Despite the doubts and uncertainty surrounding the future of the Kyoto Protocol, the Federal Government is moving rapidly towards unilateral compliance with the Kyoto objectives. Implementation of a policy which will require a 2% increase in the proportion of “renewable” energy in Australia’s electricity supply mix by 2010 is the subject of legislation to be brought forward in the forthcoming session. Electricity industry estimates of the additional cost of this mandate (over and above investment decisions made on commercial grounds) range from $4 to $5 billions.
Beyond that the Australian Greenhouse Office (AGO) is moving to complete, for Cabinet consideration as early as April next, a submission on the introduction of an emissions trading scheme in Australia. This regime will have, at its core, the requirement that emitters of greenhouse gases must have permits for those emissions, and that those permits will be tradeable; the theory being that those emitters who value them more, will buy permits from those who value them less, and that any economic damage will thus be minimised.

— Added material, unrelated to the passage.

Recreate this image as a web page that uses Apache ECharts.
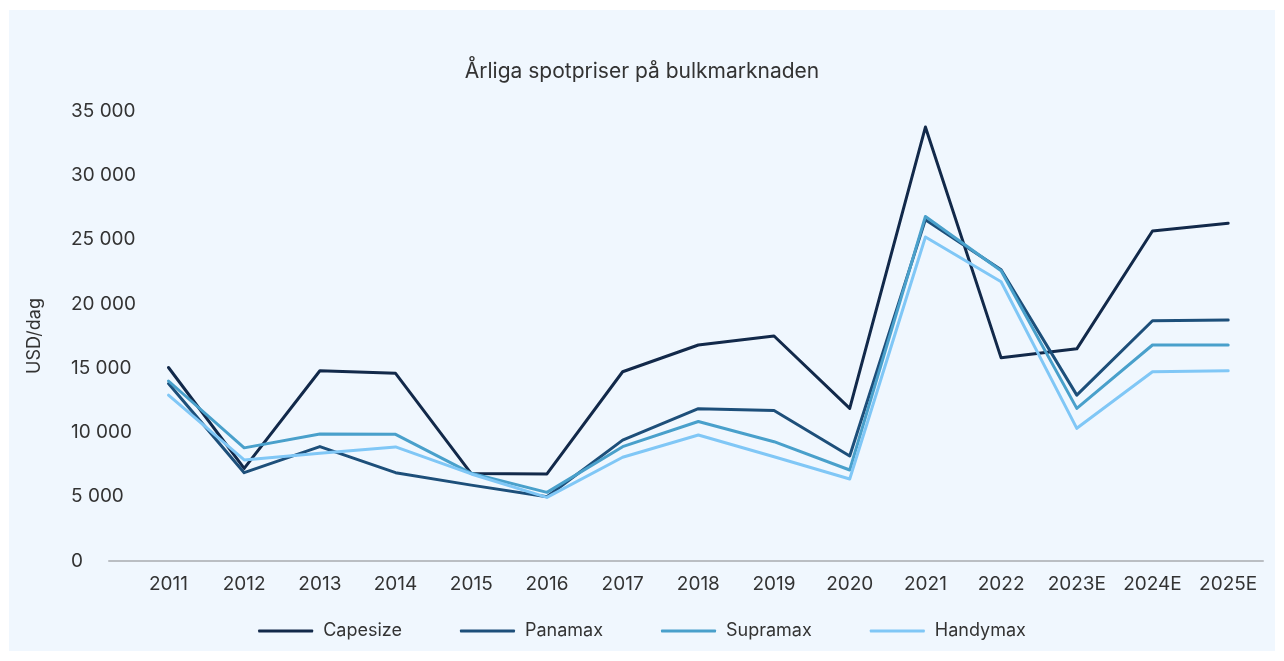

The AGO is now considering various options concerning the allocation of these permits. These options range from, on one extreme, grandfathering permit quotas in perpetuity to current emitters, to holding annual auctions which will be open to all bidders, at the other. The permits are, of course, designed to limit the quantity of Australian greenhouse gas emissions to the levels deemed necessary by the AGO to bring us into line with the Kyoto targets agreed to in December 1997. A recent AGO publication estimated that a reasonable estimate of the face value of such a permit would be $30 per tonne of carbon dioxide equivalent, although that figure was at the low end of the range of figures which a variety of consultants had produced for the AGO. A $30 per tonne impost on emitted CO2 translates to a tax of between $65 to $80 per tonne of NSW black coal, depending on carbon content; $25 per tonne on Latrobe Valley brown coal depending on moisture content; $93.50 per tonne on diesel fuel, and $82.50 per tonne on methane.
This desire to limit emission of carbon dioxide and other so-called greenhouse gases is predicated on the assumptions that,
It seems that the belief in government circles in Canberra is that introduction of an emissions permit trading regime will result in very minor economic dislocation, although the figure of $12 billions annually is cited by the AGO as the expected revenue to government from such a scheme.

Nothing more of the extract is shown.